Monday, 4 February 2013

Ducks on ice


More snow pictures - a bit belated as it has all thawed here now (though we might get more... it's certainly cold enough). The canal, with its water being relatively shallow and static, quickly ices over when it is cold. However, up by Hirst Lock where the side channel pours in, the movement of the water creates a small ice-free pool. It's here that the mallards congregate. I am always amused to see them slipping and sliding on the ice; they actually seem to enjoy it, looking like novice skaters on a rink.

Friday, 1 February 2013

A strange land


How shall we sing the Lord's song in a strange land?    Psalm 137:4

The snow came - plenty of it - last week, transforming the landscape, as it does, into something strange but beautiful. At the same time my lovely mum gently slipped away, her life ending peacefully after a long illness that gradually sapped her strength. Bereavement is a strange land too, and the more so when there is a lot to get to grips with at a practical level, hardly time to stop and reflect. There is, nevertheless, the promise of spring: of new beginnings, new growth, fresh adventures, light, colour, warmth. And without the rhythm of the seasons, without the cold, hard times when life is tough, perhaps we would not anticipate or appreciate the spring so much.

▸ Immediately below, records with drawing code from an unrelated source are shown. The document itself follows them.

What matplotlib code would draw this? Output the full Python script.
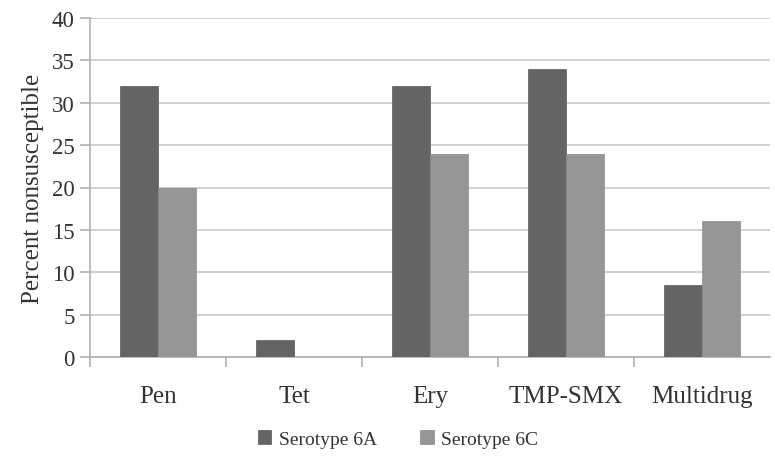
import matplotlib
matplotlib.use("Agg")
import matplotlib.pyplot as plt
import numpy as np

categories = ["Pen", "Tet", "Ery", "TMP-SMX", "Multidrug"]
sero_6a = [32, 2, 32, 34, 8.5]
sero_6c = [20, 0, 24, 24, 16]
yticks = [0, 5, 10, 15, 20, 25, 30, 35, 40]

plt.rcParams['font.family'] = ['Liberation Serif', 'DejaVu Serif']

fig = plt.figure(figsize=(7.75, 4.6), dpi=100)
ax = fig.add_axes([90/775, (460-358)/460, (770-90)/775, (358-19)/460])

x = np.arange(len(categories))
w = 0.28
c_a = '#646464'
c_c = '#969696'
ax.bar(x - w/2, sero_6a, w, color=c_a, edgecolor='#5a5a5a', linewidth=0.5, label='Serotype 6A', zorder=3)
ax.bar(x + w/2, sero_6c, w, color=c_c, edgecolor='#8c8c8c', linewidth=0.5, label='Serotype 6C', zorder=3)

ax.set_xlim(-0.5, len(categories) - 0.5)
ax.set_ylim(0, 40)
ax.set_yticks(yticks)
ax.yaxis.grid(True, color='#c8c8c8', linewidth=1.2, zorder=0)
ax.set_axisbelow(True)

for s in ['top', 'right']:
    ax.spines[s].set_visible(False)
ax.spines['left'].set_color('#b0b0b0')
ax.spines['bottom'].set_color('#b0b0b0')
ax.spines['left'].set_linewidth(1.2)
ax.spines['bottom'].set_linewidth(1.2)

ax.set_xticks(x)
ax.set_xticklabels(categories, fontsize=18, color='#333333')
ax.tick_params(axis='x', length=0, pad=20)
ax.set_xticks(np.arange(-0.5, len(categories) - 0.5, 1.0), minor=True)
ax.tick_params(axis='x', which='minor', length=7, color='#b0b0b0', width=1.2)
ax.tick_params(axis='y', length=7, color='#b0b0b0', width=1.2, labelsize=16.5, labelcolor='#333333', pad=4)

ax.set_ylabel('Percent nonsusceptible', fontsize=18, color='#333333', labelpad=6)

ax.legend(loc='upper center', bbox_to_anchor=(0.453, -0.165), ncol=2, frameon=False,
          fontsize=14, handlelength=0.7, handleheight=0.7, columnspacing=2.2, handletextpad=0.4,
          labelcolor='#333333')

fig.savefig('out.png', dpi=100)
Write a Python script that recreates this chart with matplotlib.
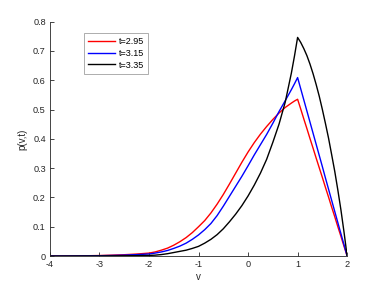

I had planned to take a break from blogging in January, needing to regroup, refresh and build up some photo stock again.  In the event, the break was necessary for different reasons. It means that my active blogging will continue to be on hold for a while longer. I've a few photos from here and there to post but realistically it looks like being another month or two before I get anything like 'back to normal'. Don't go away! I'll be back.